__BRIEF__.
Repeat every entry word for word, skipping the pictures.

(Some records)
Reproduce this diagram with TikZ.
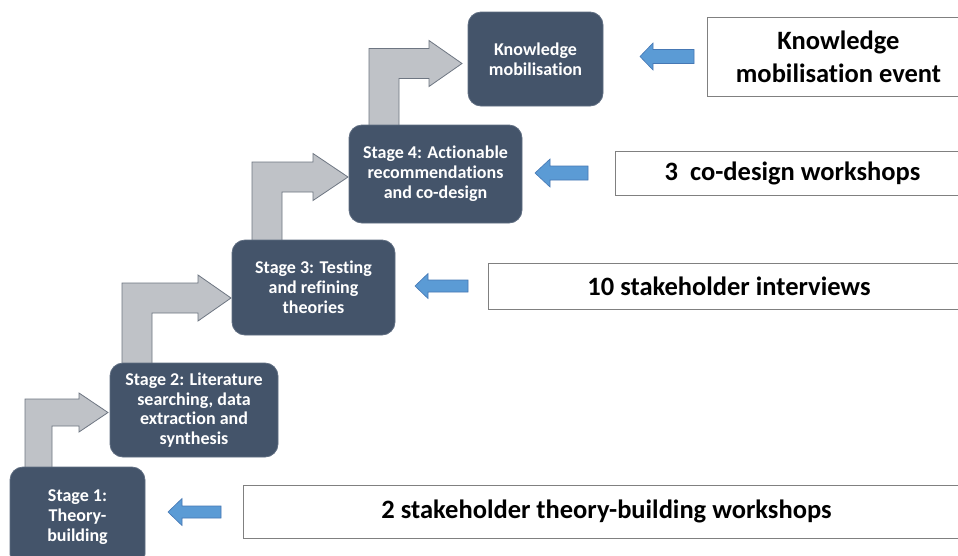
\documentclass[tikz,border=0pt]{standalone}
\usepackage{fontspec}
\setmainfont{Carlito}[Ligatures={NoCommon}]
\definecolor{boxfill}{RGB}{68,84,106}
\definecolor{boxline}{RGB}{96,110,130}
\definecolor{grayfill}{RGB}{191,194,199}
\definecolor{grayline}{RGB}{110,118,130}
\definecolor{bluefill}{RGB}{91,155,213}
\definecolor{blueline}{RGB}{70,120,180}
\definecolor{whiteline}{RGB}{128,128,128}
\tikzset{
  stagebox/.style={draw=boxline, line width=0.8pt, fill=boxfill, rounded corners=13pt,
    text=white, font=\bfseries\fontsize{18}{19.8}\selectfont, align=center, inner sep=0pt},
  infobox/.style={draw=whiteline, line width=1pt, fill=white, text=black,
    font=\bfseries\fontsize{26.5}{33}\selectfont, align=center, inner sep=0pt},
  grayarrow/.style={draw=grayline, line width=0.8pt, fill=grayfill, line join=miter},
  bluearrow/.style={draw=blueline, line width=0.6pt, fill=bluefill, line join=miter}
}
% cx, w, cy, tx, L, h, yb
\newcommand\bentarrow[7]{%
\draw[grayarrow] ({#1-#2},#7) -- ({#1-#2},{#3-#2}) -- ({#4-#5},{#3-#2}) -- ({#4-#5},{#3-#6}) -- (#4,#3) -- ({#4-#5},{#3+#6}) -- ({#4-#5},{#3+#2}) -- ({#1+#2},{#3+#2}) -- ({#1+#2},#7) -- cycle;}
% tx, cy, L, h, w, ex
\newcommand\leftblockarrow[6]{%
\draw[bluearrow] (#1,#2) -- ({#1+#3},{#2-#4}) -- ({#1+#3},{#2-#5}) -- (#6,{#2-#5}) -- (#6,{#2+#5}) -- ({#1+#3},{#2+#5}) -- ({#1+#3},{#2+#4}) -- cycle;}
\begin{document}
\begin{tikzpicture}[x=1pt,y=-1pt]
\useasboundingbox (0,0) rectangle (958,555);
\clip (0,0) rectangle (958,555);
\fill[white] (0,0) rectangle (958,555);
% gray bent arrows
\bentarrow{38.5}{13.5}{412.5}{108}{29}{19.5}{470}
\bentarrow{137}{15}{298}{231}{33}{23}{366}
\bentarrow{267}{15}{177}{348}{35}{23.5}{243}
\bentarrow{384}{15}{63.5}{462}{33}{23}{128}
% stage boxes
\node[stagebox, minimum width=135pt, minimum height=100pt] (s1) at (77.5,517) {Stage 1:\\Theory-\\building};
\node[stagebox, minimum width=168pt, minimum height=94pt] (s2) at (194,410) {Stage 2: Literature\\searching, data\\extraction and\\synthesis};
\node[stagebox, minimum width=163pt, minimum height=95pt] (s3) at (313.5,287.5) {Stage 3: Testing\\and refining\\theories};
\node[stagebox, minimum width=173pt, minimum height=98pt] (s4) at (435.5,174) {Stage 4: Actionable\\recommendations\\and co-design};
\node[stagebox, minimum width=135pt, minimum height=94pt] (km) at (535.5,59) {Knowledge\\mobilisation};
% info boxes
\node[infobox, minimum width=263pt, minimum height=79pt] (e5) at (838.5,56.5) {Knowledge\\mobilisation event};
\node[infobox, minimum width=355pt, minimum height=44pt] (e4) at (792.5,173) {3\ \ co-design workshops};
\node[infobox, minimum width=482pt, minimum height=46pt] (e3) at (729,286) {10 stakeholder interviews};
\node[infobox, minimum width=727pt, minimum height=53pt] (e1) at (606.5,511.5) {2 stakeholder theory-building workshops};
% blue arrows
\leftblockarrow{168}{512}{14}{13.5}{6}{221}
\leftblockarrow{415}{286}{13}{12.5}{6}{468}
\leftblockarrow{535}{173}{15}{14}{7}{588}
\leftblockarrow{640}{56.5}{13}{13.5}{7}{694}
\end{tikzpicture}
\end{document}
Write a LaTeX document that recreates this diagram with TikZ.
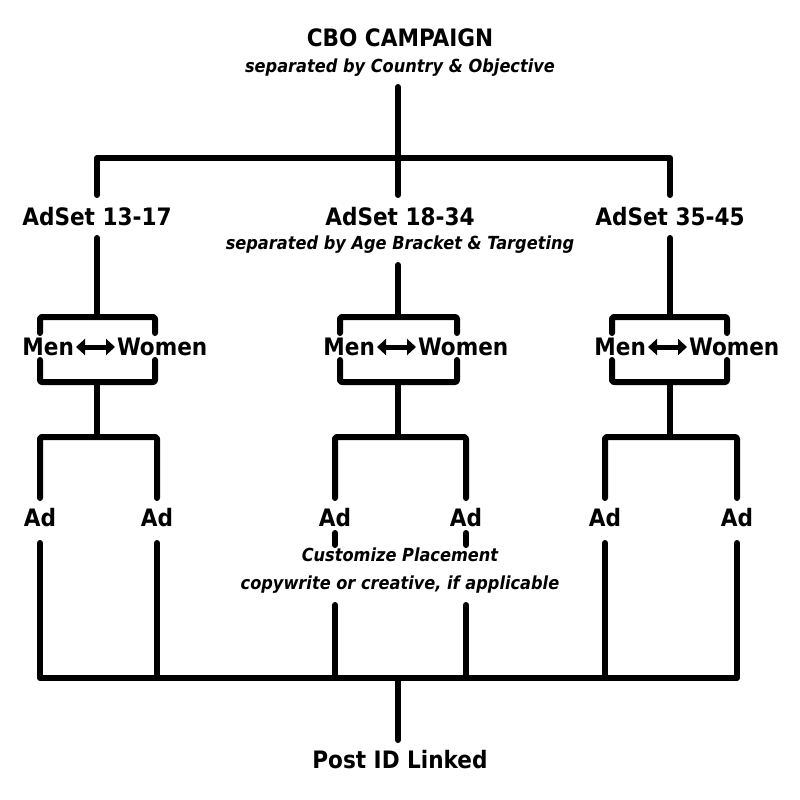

__TASK SOLUTION__.
Reproduce this diagram with TikZ.
\documentclass[tikz,border=0pt]{standalone}
\usepackage{fontspec}
\setmainfont{Carlito}[Ligatures={NoCommon}]
\definecolor{boxfill}{RGB}{68,84,106}
\definecolor{boxline}{RGB}{96,110,130}
\definecolor{grayfill}{RGB}{191,194,199}
\definecolor{grayline}{RGB}{110,118,130}
\definecolor{bluefill}{RGB}{91,155,213}
\definecolor{blueline}{RGB}{70,120,180}
\definecolor{whiteline}{RGB}{128,128,128}
\tikzset{
  stagebox/.style={draw=boxline, line width=0.8pt, fill=boxfill, rounded corners=13pt,
    text=white, font=\bfseries\fontsize{18}{19.8}\selectfont, align=center, inner sep=0pt},
  infobox/.style={draw=whiteline, line width=1pt, fill=white, text=black,
    font=\bfseries\fontsize{26.5}{33}\selectfont, align=center, inner sep=0pt},
  grayarrow/.style={draw=grayline, line width=0.8pt, fill=grayfill, line join=miter},
  bluearrow/.style={draw=blueline, line width=0.6pt, fill=bluefill, line join=miter}
}
% cx, w, cy, tx, L, h, yb
\newcommand\bentarrow[7]{%
\draw[grayarrow] ({#1-#2},#7) -- ({#1-#2},{#3-#2}) -- ({#4-#5},{#3-#2}) -- ({#4-#5},{#3-#6}) -- (#4,#3) -- ({#4-#5},{#3+#6}) -- ({#4-#5},{#3+#2}) -- ({#1+#2},{#3+#2}) -- ({#1+#2},#7) -- cycle;}
% tx, cy, L, h, w, ex
\newcommand\leftblockarrow[6]{%
\draw[bluearrow] (#1,#2) -- ({#1+#3},{#2-#4}) -- ({#1+#3},{#2-#5}) -- (#6,{#2-#5}) -- (#6,{#2+#5}) -- ({#1+#3},{#2+#5}) -- ({#1+#3},{#2+#4}) -- cycle;}
\begin{document}
\begin{tikzpicture}[x=1pt,y=-1pt]
\useasboundingbox (0,0) rectangle (958,555);
\clip (0,0) rectangle (958,555);
\fill[white] (0,0) rectangle (958,555);
% gray bent arrows
\bentarrow{38.5}{13.5}{412.5}{108}{29}{19.5}{470}
\bentarrow{137}{15}{298}{231}{33}{23}{366}
\bentarrow{267}{15}{177}{348}{35}{23.5}{243}
\bentarrow{384}{15}{63.5}{462}{33}{23}{128}
% stage boxes
\node[stagebox, minimum width=135pt, minimum height=100pt] (s1) at (77.5,517) {Stage 1:\\Theory-\\building};
\node[stagebox, minimum width=168pt, minimum height=94pt] (s2) at (194,410) {Stage 2: Literature\\searching, data\\extraction and\\synthesis};
\node[stagebox, minimum width=163pt, minimum height=95pt] (s3) at (313.5,287.5) {Stage 3: Testing\\and refining\\theories};
\node[stagebox, minimum width=173pt, minimum height=98pt] (s4) at (435.5,174) {Stage 4: Actionable\\recommendations\\and co-design};
\node[stagebox, minimum width=135pt, minimum height=94pt] (km) at (535.5,59) {Knowledge\\mobilisation};
% info boxes
\node[infobox, minimum width=263pt, minimum height=79pt] (e5) at (838.5,56.5) {Knowledge\\mobilisation event};
\node[infobox, minimum width=355pt, minimum height=44pt] (e4) at (792.5,173) {3\ \ co-design workshops};
\node[infobox, minimum width=482pt, minimum height=46pt] (e3) at (729,286) {10 stakeholder interviews};
\node[infobox, minimum width=727pt, minimum height=53pt] (e1) at (606.5,511.5) {2 stakeholder theory-building workshops};
% blue arrows
\leftblockarrow{168}{512}{14}{13.5}{6}{221}
\leftblockarrow{415}{286}{13}{12.5}{6}{468}
\leftblockarrow{535}{173}{15}{14}{7}{588}
\leftblockarrow{640}{56.5}{13}{13.5}{7}{694}
\end{tikzpicture}
\end{document}
Write a LaTeX document that recreates this diagram with TikZ.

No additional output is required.